The episode brings the season's themes of “land” and generational woes on a collision course that will be, no doubt, knotted together tragically within the next four episodes. It also sheds light on the missing and murdered Indigenous women by spotlighting the National Indigenous Women's Resource Center with it's timely story about a missing teen from the Rez, which gives a national and worldwide platform for a movement struggling to find a voice.

Writer and showrunner Taylor Sheridan first got himself involved with the missing and murdered Native women, cross-jurisdictional boundaries, and lack of resources Indian nations face with 2017's gut-wrenching drama WIND RIVER about a murdered and raped Indigenous woman, which was largely ignored come awards season because the Hollywood elites, the Academy, and their peers consider “all voices” equal in film until it comes to Native Americans. Sheridan has also submitted congressional testimony in support of Savanna's Act which passed in 2018 to update the online data entry format for federal databases relevant to cases of missing and murdered indigenous women.

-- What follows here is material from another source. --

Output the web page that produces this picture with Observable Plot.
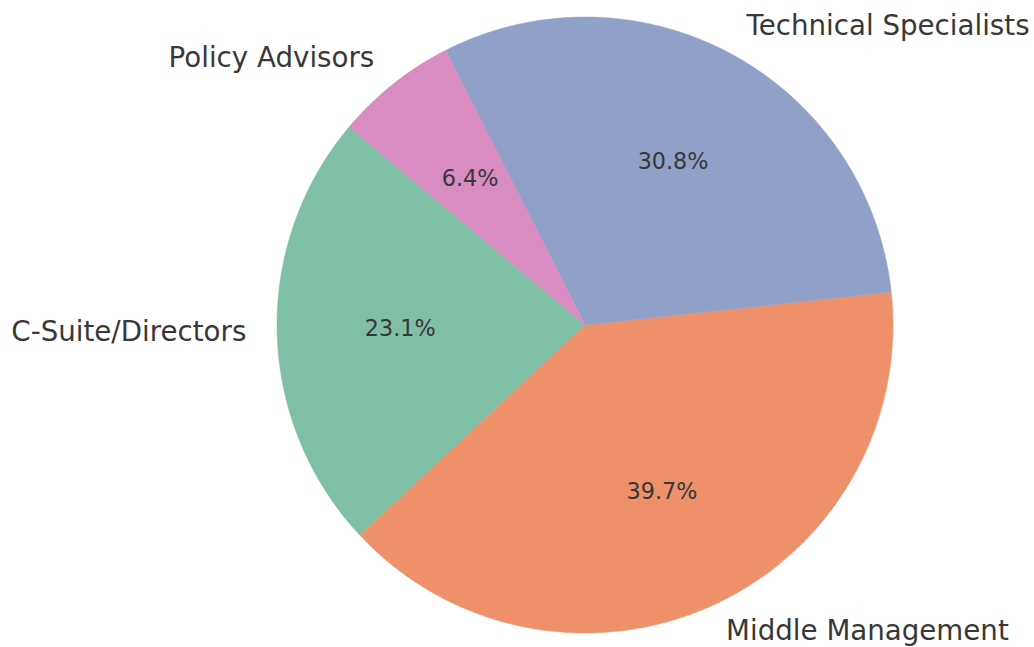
<!DOCTYPE html>
<html>
<head>
<meta charset="utf-8">
<script src="https://cdn.jsdelivr.net/npm/d3@7"></script>
<script src="https://cdn.jsdelivr.net/npm/@observablehq/plot@0.6"></script>
<style>
  html, body { margin: 0; padding: 0; background: #fff; }
  svg { display: block; }
</style>
</head>
<body>
<div id="chart"></div>
<script>
const categories = ["C-Suite/Directors", "Middle Management", "Technical Specialists", "Policy Advisors"];
const counts = [18, 31, 24, 5];
const colors = ["#7fbfa6", "#ee916b", "#91a0c8", "#d98cbf"];
const startAngle = 140; // degrees, counterclockwise like matplotlib

const total = d3.sum(counts);
const rad = Math.PI / 180;
const slices = [];
let a0 = startAngle;
categories.forEach((cat, i) => {
  const sweep = counts[i] / total * 360;
  slices.push({cat, a0, a1: a0 + sweep, pct: counts[i] / total * 100});
  a0 += sweep;
});

// polygon outline points for each wedge
const points = [];
for (const s of slices) {
  points.push({cat: s.cat, x: 0, y: 0});
  const n = Math.max(2, Math.ceil((s.a1 - s.a0) / 0.5));
  for (let k = 0; k <= n; k++) {
    const a = (s.a0 + (s.a1 - s.a0) * k / n) * rad;
    points.push({cat: s.cat, x: Math.cos(a), y: Math.sin(a)});
  }
  points.push({cat: s.cat, x: 0, y: 0});
}

const labels = slices.map(s => {
  const m = (s.a0 + s.a1) / 2 * rad;
  return {
    cat: s.cat,
    x: 1.1 * Math.cos(m), y: 1.1 * Math.sin(m),
    px: 0.6 * Math.cos(m), py: 0.6 * Math.sin(m),
    pct: s.pct.toFixed(1) + "%",
    right: Math.cos(m) >= 0
  };
});

const font = "DejaVu Sans";
const chart = Plot.plot({
  width: 1034,
  height: 647,
  margin: 0,
  style: {background: "#fff"},
  x: {domain: [-1, 1], range: [276.5, 892.5], axis: null},
  y: {domain: [-1, 1], range: [632.5, 16.5], axis: null},
  color: {domain: categories, range: colors},
  marks: [
    Plot.line(points, {x: "x", y: "y", z: "cat", fill: "cat", stroke: "cat", strokeWidth: 0.5, curve: "linear"}),
    Plot.text(labels.filter(d => d.right), {x: "x", y: "y", text: "cat", textAnchor: "start", dy: -1.5, fontSize: 27.7, fontFamily: font, fill: "#383838"}),
    Plot.text(labels.filter(d => !d.right), {x: "x", y: "y", text: "cat", textAnchor: "end", dy: -1.5, fontSize: 27.7, fontFamily: font, fill: "#383838"}),
    Plot.text(labels, {x: "px", y: "py", text: "pct", dy: -1, fontSize: 22.3, fontFamily: font, fill: "#383838"})
  ]
});
document.getElementById("chart").appendChild(chart);
</script>
</body>
</html>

Gil Birmingham, a Texas native and Comanche, tweeted about the importance of last night's episode stating “Native women are murdered at a rate of 10 times the national average. Learn more about murdered and missing indigenous women and girls and how you can help at the National Indigenous Women’s Resource Center” before providing a link to niwrc.org

Oklahoma currently sits in the Top 10 for states with the highest number of missing and murdered indigenous women and girls with 18 cases, per a study released in January 2019 from the Urban Indian Health Institute stated, and on May 5, 2020, a Ponca City-based group called the Missing and Murdered Indigenous People of Northern OK- Indian Territory became the tenth chapter of its kind in Oklahoma. They can be found via Facebook.

The season is winding down, but the action is amping up. You NEED to watch Yellowstone.